§ **ENTRIES SUPPLIED**:

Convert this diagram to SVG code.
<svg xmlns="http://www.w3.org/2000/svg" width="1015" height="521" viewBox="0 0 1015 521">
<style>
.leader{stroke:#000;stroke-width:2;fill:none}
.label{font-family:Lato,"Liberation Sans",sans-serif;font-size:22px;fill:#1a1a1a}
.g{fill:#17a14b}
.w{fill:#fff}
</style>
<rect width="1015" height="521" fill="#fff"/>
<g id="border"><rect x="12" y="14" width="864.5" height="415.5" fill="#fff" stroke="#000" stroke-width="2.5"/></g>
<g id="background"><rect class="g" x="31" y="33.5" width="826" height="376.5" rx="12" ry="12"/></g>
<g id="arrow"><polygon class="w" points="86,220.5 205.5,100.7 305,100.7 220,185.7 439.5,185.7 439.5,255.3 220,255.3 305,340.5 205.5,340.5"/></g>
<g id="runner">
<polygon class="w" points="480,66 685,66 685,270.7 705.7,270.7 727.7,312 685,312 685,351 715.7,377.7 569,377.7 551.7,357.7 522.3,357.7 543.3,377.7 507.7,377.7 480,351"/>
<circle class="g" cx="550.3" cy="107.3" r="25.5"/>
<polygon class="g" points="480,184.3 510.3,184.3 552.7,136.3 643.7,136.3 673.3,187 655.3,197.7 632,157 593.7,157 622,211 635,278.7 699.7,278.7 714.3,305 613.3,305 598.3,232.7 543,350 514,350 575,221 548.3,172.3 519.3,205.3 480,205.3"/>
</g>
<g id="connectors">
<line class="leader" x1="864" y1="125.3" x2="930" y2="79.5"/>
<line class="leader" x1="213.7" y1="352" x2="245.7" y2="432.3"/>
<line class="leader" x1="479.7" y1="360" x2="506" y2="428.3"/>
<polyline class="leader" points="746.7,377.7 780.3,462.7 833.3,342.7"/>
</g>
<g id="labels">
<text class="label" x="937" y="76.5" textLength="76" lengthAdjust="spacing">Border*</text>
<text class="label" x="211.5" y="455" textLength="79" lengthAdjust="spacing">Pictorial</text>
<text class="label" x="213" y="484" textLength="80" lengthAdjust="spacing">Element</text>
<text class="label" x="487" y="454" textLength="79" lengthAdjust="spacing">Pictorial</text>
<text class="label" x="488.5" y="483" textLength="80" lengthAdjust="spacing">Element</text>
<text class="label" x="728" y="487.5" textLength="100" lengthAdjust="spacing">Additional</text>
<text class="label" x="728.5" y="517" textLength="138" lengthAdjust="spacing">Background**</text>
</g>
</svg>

--

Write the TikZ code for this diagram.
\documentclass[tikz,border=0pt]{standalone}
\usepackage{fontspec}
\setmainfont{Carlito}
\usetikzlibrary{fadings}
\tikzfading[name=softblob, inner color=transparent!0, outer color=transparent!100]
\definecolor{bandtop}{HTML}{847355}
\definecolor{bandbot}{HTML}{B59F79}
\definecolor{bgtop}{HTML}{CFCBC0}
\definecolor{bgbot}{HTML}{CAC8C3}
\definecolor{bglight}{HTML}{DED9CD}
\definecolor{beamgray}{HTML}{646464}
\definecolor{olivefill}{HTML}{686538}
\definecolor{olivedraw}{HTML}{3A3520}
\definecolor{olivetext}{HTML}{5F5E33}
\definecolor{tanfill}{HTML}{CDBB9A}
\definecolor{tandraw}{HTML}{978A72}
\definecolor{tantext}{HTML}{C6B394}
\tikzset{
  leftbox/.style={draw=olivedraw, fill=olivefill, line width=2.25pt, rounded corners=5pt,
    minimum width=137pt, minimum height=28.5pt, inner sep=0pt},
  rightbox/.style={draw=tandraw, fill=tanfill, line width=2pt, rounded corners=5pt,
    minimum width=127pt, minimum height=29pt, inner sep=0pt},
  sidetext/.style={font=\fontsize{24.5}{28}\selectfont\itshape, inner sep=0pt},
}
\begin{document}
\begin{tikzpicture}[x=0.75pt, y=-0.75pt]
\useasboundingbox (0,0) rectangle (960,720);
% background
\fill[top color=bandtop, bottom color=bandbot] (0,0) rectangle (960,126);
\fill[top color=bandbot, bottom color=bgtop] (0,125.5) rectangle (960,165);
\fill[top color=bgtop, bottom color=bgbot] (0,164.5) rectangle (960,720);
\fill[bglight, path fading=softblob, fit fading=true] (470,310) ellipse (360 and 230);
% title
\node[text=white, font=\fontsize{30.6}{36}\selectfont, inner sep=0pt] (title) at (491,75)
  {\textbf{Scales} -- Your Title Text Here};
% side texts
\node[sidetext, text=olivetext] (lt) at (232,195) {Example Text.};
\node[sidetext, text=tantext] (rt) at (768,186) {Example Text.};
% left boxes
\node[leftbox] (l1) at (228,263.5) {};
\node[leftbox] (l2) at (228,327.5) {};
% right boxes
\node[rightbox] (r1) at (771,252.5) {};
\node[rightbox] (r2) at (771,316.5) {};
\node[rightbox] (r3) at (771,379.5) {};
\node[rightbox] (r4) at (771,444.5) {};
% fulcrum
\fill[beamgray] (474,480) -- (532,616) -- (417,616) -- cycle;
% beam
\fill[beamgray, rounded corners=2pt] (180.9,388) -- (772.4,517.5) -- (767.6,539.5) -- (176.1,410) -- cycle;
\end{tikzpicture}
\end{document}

§ **WHAT IS BEING ASKED**: Looking at the data above, show all lines where the word "diagram" occurs.

§ **WRITTEN SOLUTION**:
Convert this diagram to SVG code.
Write the TikZ code for this diagram.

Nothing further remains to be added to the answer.